A new report Tuesday by research firm Wood Mackenzie highlights how the offshore sector has returned to viability through costs reductions and greater operating efficiencies. The deepwater industry could grow 20 percent by 2022, but those gains could easily be undone by cyclical services cost hikes and weakening commodity prices.
“One of the key drivers in cost reduction in deepwater projects is lower rig costs, which is a cyclical factor,” said Wood Mackenzie research director Angus Rodger.
“The return of cyclical inflation could see this epic period of deepwater cost reduction come to a close,” he added. “We believe that many cost savings are not as ‘sticky’ as industry suggests, and are skeptical that many will stand the test of time during a sustained cyclical uptick.”
Promising growth areas thus far are in South America by countries like Brazil and Guyana, both the U.S. and Mexican sides of the Gulf of Mexico and gassy east African regions like near Mozambique.

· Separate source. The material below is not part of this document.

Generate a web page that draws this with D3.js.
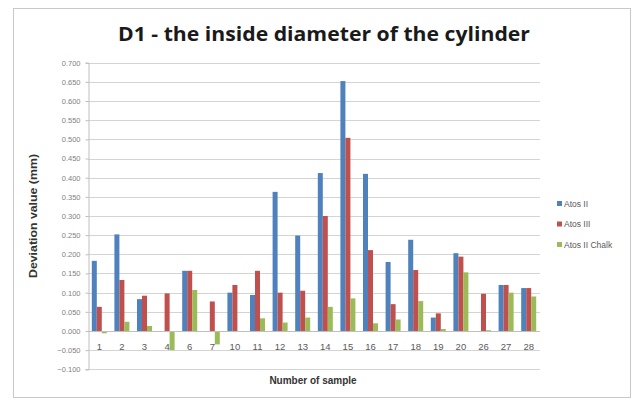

The cost of developing deepwater barrels of oil and gas has been cut by more than half since 2013, according to Wood Mackenzie, making offshore more competitive again with much of the energy sector focused on onshore shale in the U.S., especially in Texas.
Those improvements have come by downsizing projects, focusing on expansions rather than expensive brand-new investments, slowly phasing in projects, drilling wells much more quickly, and keeping projects under budget rather than the industry’s history of exceeding cost projections. But a lot of the savings also have come simply from services companies discounting the costs of their rigs, drillships and other services in order to remain cost competitive.
That critical last piece could easily come undone if the industry keeps rebounding, Wood Mackenzie said, threatening to unwind much of the resurgence.